An expert in Japanese government policy has described the Integrated Resorts Promotion Bill passed last December as “poorly crafted” and a genuine threat to the long-term health of the nation’s burgeoning casino industry.
Mr Hidetaka Saeki (seated center), Honorary Fellow, School of Government at Kyoto University & President of IRIS Research Institute, claims that rather than pave the way for Japanese IRs, the Bill will in fact hinder them due to its contradictory nature and failure to address widespread opposition from the general public.
“This law states that the purpose of the law is to foster local economies or promote tourism in local areas, but the definition of integrated resort contradicts that because they have to be so big,” Mr Saeki told Inside Asian Gaming.
“If you look at somewhere like Wakayama Prefecture where the population and the economy is quite small, to maintain a huge facility like that is very difficult. They talk of conventions and amusement parks but even the Tokyo Disney resort is facing some difficulties which shows how difficult it is to maintain the amusement park to be profitable.
“MGM used to have a huge amusement park and they had to shut it down because it just doesn’t make money. The same thing can happen unless you locate this IR in the densely-populated areas such as Yokohama and Tokyo.
“These are the only areas where the so-called IRs can survive.
“So, contrary to the purpose of this law to foster local economies with IRs, the basic IR model doesn’t fit that. It can only go somewhere that already has a big population.”
The problem, according to Mr Saeki, is a result of Japan’s ruling Liberal Democratic Party pushing the Integrated Resorts Promotion Bill through the Diet without consulting the nation’s elite Bureaucracy first.
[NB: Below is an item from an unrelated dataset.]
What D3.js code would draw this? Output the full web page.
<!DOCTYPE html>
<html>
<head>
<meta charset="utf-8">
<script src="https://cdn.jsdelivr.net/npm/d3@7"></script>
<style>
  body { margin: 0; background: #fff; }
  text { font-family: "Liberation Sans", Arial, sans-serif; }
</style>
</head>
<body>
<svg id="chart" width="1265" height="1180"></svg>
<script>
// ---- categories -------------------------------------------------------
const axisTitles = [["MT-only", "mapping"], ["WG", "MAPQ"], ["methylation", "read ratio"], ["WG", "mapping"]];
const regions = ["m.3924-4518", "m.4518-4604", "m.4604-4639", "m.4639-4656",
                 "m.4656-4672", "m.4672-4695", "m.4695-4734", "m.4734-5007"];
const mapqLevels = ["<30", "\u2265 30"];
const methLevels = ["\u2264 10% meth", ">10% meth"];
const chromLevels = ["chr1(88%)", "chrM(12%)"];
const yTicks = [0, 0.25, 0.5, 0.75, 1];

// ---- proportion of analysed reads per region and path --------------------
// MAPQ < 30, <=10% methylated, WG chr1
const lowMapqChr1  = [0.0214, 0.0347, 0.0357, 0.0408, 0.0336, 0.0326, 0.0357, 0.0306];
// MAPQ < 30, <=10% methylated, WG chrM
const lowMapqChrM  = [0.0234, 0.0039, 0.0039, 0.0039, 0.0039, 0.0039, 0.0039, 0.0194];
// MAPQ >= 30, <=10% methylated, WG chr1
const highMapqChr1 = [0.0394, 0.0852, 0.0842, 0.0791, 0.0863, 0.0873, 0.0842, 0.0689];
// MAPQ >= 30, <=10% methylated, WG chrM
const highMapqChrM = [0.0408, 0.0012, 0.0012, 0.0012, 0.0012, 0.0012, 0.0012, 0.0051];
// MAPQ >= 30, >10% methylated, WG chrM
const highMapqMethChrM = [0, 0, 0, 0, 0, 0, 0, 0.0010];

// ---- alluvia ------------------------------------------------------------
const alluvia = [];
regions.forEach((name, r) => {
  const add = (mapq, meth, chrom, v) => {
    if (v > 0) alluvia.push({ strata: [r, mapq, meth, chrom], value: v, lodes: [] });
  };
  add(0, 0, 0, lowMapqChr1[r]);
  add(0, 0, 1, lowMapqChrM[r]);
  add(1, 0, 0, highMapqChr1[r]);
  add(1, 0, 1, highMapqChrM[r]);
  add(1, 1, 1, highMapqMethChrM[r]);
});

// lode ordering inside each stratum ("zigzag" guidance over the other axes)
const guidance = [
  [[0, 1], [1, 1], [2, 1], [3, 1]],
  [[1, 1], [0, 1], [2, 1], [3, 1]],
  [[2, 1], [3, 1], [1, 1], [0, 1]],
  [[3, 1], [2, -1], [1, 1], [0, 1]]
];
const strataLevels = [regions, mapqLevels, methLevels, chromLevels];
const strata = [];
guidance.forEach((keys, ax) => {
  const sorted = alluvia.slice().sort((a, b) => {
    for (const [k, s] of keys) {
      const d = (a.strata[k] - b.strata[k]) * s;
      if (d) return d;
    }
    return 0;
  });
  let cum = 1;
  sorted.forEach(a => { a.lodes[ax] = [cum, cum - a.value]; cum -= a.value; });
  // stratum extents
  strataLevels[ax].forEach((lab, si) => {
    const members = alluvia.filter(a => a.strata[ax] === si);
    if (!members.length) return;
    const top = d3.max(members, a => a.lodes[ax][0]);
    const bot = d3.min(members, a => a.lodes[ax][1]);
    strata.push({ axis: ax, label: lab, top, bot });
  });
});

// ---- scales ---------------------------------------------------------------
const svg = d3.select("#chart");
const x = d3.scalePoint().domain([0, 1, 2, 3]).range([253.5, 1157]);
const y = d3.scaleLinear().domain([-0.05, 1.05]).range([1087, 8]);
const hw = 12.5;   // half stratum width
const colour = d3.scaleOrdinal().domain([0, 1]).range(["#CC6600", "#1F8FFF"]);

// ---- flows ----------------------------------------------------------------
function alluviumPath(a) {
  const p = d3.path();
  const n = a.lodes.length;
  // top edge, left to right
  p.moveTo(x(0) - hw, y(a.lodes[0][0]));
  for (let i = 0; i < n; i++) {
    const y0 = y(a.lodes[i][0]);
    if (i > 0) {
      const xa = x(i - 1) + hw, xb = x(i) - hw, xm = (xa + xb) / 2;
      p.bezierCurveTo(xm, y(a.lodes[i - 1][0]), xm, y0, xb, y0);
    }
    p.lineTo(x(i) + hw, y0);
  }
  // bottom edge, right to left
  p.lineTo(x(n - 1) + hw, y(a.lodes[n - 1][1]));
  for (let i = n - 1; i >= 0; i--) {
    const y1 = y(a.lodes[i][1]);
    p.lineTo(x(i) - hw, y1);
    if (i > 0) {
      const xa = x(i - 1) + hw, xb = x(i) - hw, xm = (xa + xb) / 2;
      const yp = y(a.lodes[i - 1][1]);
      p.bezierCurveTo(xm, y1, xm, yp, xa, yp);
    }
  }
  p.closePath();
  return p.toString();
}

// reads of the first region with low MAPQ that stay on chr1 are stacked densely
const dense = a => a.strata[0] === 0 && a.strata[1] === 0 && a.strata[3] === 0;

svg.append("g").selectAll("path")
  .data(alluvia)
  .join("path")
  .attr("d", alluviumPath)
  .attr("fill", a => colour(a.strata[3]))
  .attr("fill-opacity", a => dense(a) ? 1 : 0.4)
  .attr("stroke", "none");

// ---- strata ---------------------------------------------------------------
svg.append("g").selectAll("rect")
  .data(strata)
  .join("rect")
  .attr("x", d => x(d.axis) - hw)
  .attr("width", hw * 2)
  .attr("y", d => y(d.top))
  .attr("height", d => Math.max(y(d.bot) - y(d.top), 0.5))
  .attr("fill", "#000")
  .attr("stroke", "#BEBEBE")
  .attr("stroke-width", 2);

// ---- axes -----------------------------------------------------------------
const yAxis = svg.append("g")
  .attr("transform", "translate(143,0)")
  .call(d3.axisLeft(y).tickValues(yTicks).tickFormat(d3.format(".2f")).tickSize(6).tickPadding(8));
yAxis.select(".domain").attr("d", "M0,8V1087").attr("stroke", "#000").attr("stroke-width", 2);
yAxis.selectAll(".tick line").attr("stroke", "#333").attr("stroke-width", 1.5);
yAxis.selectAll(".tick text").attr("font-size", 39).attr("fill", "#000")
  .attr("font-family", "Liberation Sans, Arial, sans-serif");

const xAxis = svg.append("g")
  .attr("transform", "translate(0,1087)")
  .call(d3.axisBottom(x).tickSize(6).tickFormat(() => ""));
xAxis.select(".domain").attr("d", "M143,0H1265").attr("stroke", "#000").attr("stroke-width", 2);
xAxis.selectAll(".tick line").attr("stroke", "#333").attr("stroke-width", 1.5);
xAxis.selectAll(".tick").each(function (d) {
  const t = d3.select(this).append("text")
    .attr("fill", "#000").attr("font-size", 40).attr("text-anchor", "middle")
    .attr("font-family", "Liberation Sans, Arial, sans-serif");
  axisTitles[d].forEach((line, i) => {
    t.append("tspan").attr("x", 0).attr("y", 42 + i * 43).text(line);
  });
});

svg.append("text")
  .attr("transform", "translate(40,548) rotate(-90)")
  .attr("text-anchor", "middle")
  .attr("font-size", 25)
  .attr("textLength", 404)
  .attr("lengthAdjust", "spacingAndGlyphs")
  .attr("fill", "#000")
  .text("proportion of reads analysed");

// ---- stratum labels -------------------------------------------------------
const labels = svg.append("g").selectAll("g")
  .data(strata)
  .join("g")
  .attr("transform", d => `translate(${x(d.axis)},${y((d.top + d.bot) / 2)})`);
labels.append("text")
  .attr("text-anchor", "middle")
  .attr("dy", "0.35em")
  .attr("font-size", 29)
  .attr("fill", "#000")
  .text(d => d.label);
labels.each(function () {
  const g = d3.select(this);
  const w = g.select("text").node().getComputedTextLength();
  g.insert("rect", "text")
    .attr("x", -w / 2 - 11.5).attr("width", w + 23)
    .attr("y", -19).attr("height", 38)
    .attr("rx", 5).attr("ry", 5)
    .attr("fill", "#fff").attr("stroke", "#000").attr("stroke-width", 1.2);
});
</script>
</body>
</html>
The Bureaucracy has long played a vital role in planning and implementing the nation’s laws due to its disconnect from political in-fighting and reputation for applying a more reasoned approach.
“Japan’s politicians have very close ties with the Bureaucracy and it will actually prepare laws for the politicians, but in this case there was no direct or indirect involvement of the Japanese Bureaucracy,” Mr Saeki said. “The brains for this drafting were business consultants paid for by the IRs.”
Mr Saeki also noted that more than 80% of the general population in Japan remain opposed to IRs, leaving promoters to “sugar coat” the term “casino” to try and make the prospect more palatable.
But he warned it was those tasked with drafting the upcoming IR Implementation Bill – due to be put forward in December 2017 – that would find the previous Bill most challenging.
“The coming law will be prepared and drafted by the Japanese Bureaucracy so that will be, I hope, a better law than the Integrated Resort Promotion law,” Mr Saeki said. “But I want to explain the difficulty my junior colleagues are facing because the poorness of the basic law has a great influence and has created difficulty for the next law to fit.
“How is it possible for Wakayama Prefecture to have a sustainable, profitable IR in the long run?”